Manresa, commenting on  the latter article, says:

"Two  different requisites  are required  to  confer  the necessary capacity for  the  exercise of  such action.  With each of the said requisites the two paragraphs of this  section deal separately.   The first requisite is that the plaintiff must have an interest in the contract.  The second  is that the victim and not the  party responsible for the defect is the person who must assert the same."  (Manresa, Spanish Civil Code,  vol. 8, p. 737.)

"It was declared  in  a judgment of  the 18th  of April, 1901, in accordance with the rule hereinbefore stated, that he who is not a party to a  contract, or an assignee thereunder, or does  not represent  those who took part therein, has,  under  articles 1257 and  1302 of the  Civil  Code, no legal capacity to challenge  the validity of  such  contract." (Manresa, Spanish Civil Code, vol. 8, p.  788.)
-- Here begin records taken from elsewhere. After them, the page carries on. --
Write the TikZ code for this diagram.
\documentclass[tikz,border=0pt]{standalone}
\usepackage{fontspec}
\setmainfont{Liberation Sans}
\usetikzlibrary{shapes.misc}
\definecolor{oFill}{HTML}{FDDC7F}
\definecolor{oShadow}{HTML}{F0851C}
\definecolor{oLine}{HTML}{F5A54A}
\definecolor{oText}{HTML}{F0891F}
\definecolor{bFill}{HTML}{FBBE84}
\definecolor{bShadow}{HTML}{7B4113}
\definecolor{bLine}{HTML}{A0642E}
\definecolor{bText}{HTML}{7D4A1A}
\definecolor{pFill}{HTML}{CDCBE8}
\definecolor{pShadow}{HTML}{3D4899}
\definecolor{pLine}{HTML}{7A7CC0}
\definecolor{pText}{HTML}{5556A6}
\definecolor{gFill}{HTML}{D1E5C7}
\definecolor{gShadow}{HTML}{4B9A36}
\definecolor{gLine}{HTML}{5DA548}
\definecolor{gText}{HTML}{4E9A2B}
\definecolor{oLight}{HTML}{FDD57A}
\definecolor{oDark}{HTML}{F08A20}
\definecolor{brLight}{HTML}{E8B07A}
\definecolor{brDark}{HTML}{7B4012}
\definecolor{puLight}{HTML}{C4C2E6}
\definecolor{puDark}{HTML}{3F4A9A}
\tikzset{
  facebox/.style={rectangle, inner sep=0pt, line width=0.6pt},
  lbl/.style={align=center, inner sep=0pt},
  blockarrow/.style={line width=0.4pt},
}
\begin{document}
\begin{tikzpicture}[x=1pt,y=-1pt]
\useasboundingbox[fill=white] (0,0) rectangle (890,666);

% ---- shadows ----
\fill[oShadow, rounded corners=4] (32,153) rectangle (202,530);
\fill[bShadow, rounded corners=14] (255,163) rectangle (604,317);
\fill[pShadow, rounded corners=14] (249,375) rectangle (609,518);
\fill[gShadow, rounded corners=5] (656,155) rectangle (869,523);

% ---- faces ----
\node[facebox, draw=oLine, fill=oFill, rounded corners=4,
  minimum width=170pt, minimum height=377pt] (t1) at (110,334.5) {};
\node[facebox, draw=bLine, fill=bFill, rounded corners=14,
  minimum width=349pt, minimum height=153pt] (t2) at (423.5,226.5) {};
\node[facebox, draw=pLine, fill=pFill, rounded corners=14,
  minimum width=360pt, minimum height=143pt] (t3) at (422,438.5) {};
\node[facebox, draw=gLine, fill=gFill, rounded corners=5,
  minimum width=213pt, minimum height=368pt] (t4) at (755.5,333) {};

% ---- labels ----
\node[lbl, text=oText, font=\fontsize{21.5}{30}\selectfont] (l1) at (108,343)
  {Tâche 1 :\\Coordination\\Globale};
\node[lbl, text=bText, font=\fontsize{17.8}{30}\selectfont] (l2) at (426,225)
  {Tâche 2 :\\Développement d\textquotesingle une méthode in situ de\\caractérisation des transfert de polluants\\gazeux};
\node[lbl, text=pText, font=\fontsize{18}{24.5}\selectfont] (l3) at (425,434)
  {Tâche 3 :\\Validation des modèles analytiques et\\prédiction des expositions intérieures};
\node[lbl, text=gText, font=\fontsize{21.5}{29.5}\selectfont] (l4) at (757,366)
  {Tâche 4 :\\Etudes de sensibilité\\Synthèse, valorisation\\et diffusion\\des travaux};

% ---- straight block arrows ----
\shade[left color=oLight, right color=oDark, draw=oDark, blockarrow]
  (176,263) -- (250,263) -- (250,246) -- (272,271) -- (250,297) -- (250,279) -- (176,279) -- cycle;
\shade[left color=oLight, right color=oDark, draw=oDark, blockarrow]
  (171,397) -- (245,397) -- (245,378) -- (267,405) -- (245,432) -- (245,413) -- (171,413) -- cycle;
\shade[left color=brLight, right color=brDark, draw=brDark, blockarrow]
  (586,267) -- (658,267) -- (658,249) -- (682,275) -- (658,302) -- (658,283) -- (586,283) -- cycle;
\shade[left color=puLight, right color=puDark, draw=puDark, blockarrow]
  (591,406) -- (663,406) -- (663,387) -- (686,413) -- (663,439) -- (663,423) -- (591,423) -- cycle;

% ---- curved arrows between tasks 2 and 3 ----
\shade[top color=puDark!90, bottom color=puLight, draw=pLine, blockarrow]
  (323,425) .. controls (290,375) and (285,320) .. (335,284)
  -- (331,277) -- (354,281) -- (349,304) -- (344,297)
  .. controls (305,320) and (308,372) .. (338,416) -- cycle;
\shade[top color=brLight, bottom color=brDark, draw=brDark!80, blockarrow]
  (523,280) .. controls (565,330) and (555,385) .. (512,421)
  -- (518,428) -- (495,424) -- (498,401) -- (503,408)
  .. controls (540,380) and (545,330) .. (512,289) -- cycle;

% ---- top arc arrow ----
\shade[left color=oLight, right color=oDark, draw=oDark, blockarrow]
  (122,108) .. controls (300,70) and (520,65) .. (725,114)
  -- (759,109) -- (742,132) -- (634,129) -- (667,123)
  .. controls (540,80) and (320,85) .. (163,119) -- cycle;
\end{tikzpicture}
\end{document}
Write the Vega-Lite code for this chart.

In relation to the same  matter  the  supreme court of Spain on the 23d of November, 1903, published  a decision [p. 702]  in  which appears the following: 

"The judgment appealed  from in  so far as  it declares that  the instrument of  dissolution of the partnership between  A and B  was null and void  for the  reason that the plaintiff  was not bound, either principally  or subsidiarily, by the said  instrument, is  contrary to the provisions of article 1302 of the Civil Code."

Even if the sale of the judgment in  question is found comprehended within the  prohibition of article  1459,  a question which we do not now decide, still  the defendant is not entitled to invoke the terms of said article  for the reason,  above stated, that such prohibition  is personal to the parties to the contract,  being available only to them or their representatives.

For these reasons  the judgment of the court below is affirmed without special finding as to costs.

Torres, Mapa, Johnson, and Carson, JJ., concur.